Airpower can be considered a function of air supremacy and numbers. Roughly speaking, a combatant side that has 100% or near 100% control of the skies has air supremacy; an advantage of some 70–90% would indicate air superiority. A 50/50 split is air parity; lower than this, one side may be said to be air denied or air incapable. Because aeroplanes generally take off from designed airfields on missions typically involving some hours of cruising, the precise state of air superiority is fluid and less defined vis-a-vis land or sea warfare. For example, a contested airspace directly above a battlespace bristling with anti-aircraft weapons may be denied to the air forces of both sides. Further, the completely different situations of a technologically advanced airforce with one flight of high-tech planes (air supremacy but low capacity) or a low-tech force of massive numbers of low-tech planes (e.g., An-2) resulting in high capacity but low long-term survivability demonstrate that 'air power' is multi-faceted and complex.

Significant contributors to theorizing about air power have been Giulio Douhet, Billy Mitchell, John Boyd and John A. Warden III.

At the start of World War I, opinions differed on the national air forces and the value of airships.
Some early strategists/visionaries after World War I imagined that airpower alone would suffice to bring nations to their knees. The Bombing of Guernica was an early trial that revealed both capabilities and limitations. But yet another maxim, "no war was ever won solely by airpower" was challenged by the NATO victory in Kosovo. Airpower has been used to conduct lightning strategic strikes, to complement land offensives, to instill fear and lower morale similarly to a fleet in being, and to create broad-based destruction behind enemy lines.
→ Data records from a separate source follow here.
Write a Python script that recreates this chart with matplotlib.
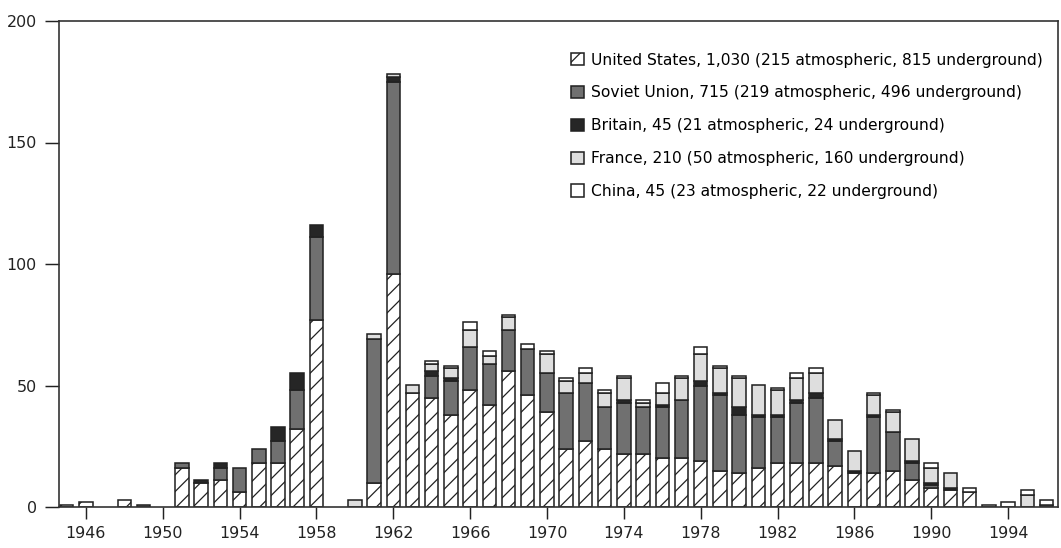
import numpy as np
import matplotlib.pyplot as plt

# nuclear tests per year (stack order bottom -> top)
years = list(range(1945, 1997))
united_states = [1, 2, 0, 3, 0, 0, 16, 10, 11, 6, 18, 18, 32, 77, 0, 0, 10, 96, 47, 45,
                 38, 48, 42, 56, 46, 39, 24, 27, 24, 22, 22, 20, 20, 19, 15, 14, 16, 18,
                 18, 18, 17, 14, 14, 15, 11, 8, 7, 6, 0, 0, 0, 0]
soviet_union = [0, 0, 0, 0, 1, 0, 2, 0, 5, 10, 6, 9, 16, 34, 0, 0, 59, 79, 0, 9,
                14, 18, 17, 17, 19, 16, 23, 24, 17, 21, 19, 21, 24, 31, 31, 24, 21, 19,
                25, 27, 10, 0, 23, 16, 7, 1, 0, 0, 0, 0, 0, 0]
britain = [0, 0, 0, 0, 0, 0, 0, 1, 2, 0, 0, 6, 7, 5, 0, 0, 0, 2, 0, 2,
           1, 0, 0, 0, 0, 0, 0, 0, 0, 1, 0, 1, 0, 2, 1, 3, 1, 1,
           1, 2, 1, 1, 1, 0, 1, 1, 1, 0, 0, 0, 0, 0]
france = [0, 0, 0, 0, 0, 0, 0, 0, 0, 0, 0, 0, 0, 0, 0, 3, 2, 1, 3, 3,
          4, 7, 3, 5, 0, 8, 5, 4, 6, 9, 2, 5, 9, 11, 10, 12, 12, 10,
          9, 8, 8, 8, 8, 8, 9, 6, 6, 0, 0, 0, 5, 1]
china = [0, 0, 0, 0, 0, 0, 0, 0, 0, 0, 0, 0, 0, 0, 0, 0, 0, 0, 0, 1,
         1, 3, 2, 1, 2, 1, 1, 2, 1, 1, 1, 4, 1, 3, 1, 1, 0, 1,
         2, 2, 0, 0, 1, 1, 0, 2, 0, 2, 1, 2, 2, 2]

labels = ['United States, 1,030 (215 atmospheric, 815 underground)',
          'Soviet Union, 715 (219 atmospheric, 496 underground)',
          'Britain, 45 (21 atmospheric, 24 underground)',
          'France, 210 (50 atmospheric, 160 underground)',
          'China, 45 (23 atmospheric, 22 underground)']

x_ticks = list(range(1946, 1995, 4))
y_ticks = [0, 50, 100, 150, 200]

plt.rcParams['font.family'] = 'DejaVu Sans'
plt.rcParams['hatch.linewidth'] = 0.6

DPI = 150
fig = plt.figure(figsize=(1061 / DPI, 548 / DPI), dpi=DPI)
ax = fig.add_axes([59 / 1061, 41 / 548, 999 / 1061, 486 / 548])

series = [united_states, soviet_union, britain, france, china]
colors = ['white', '#707070', '#262626', '#dedede', 'white']
hatches = ['///', None, None, None, None]

yrs = np.array(years)
bottom = np.zeros(len(yrs))
for vals, col, hat, lab in zip(series, colors, hatches, labels):
    vals = np.array(vals, dtype=float)
    m = vals > 0
    ax.bar(yrs[m], vals[m], width=0.7, bottom=bottom[m], color=col,
           edgecolor='#222222', linewidth=0.75, hatch=hat, label=lab)
    bottom += vals

ax.set_xlim(1944.6, 1996.6)
ax.set_ylim(0, 200)
ax.set_xticks(x_ticks)
ax.set_yticks(y_ticks)
ax.tick_params(axis='x', direction='out', length=5.8, width=0.7, pad=3.5,
               labelsize=7.6, colors='#222222')
ax.tick_params(axis='y', direction='out', length=6.8, width=0.7, pad=4,
               labelsize=7.6, colors='#222222')
for s in ax.spines.values():
    s.set_linewidth(0.8)
    s.set_color('#333333')

ax.legend(loc='upper left', bbox_to_anchor=(0.5125, 0.935), frameon=False,
          fontsize=7.45, handlelength=0.85, handleheight=0.85, handletextpad=0.45,
          labelspacing=1.15, borderaxespad=0, borderpad=0)

fig.savefig('out.png', dpi=DPI)
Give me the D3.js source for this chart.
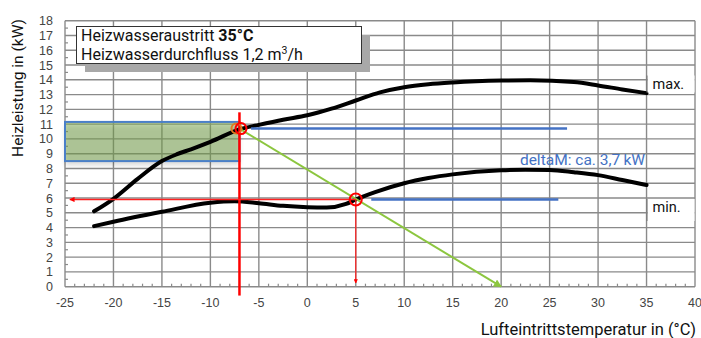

With airpower, supplies can be transported by cargo planes, providing a decisive edge in mobility.

Military and civilian aircraft interact in a number of complex ways, including shootdowns of civilian planes, whether mistaken or not; military escorts of civilian planes; civilian planes being used for military transport, espionage, or other purposes; and/or no-fly zones being enforced to punish or sanction a target nation. Airpower also relates to space power, although militarization of space remains regulated by international treaty.

Developed nations have enjoyed a consistent advantage in airpower since the beginning of mechanized flight. Airpower has been wielded mostly decisively in the last hundred years by Nazi Germany, the United Kingdom, the United States, the Soviet Union, Japan, Italy, and France, with many client nations using aircraft developed by one or more of these nations. A mass technological base is considered necessary for the development of airpower.

As early as 1921, air power doctrines were being actively debated in British India, with key arguments around flexibility, psychological impact, and deterrence being articulated by military theorists. These ideas, though born in the colonial era, later influenced independent air forces like the IAF. A retrospective analysis of these early insights and their enduring relevance has been published.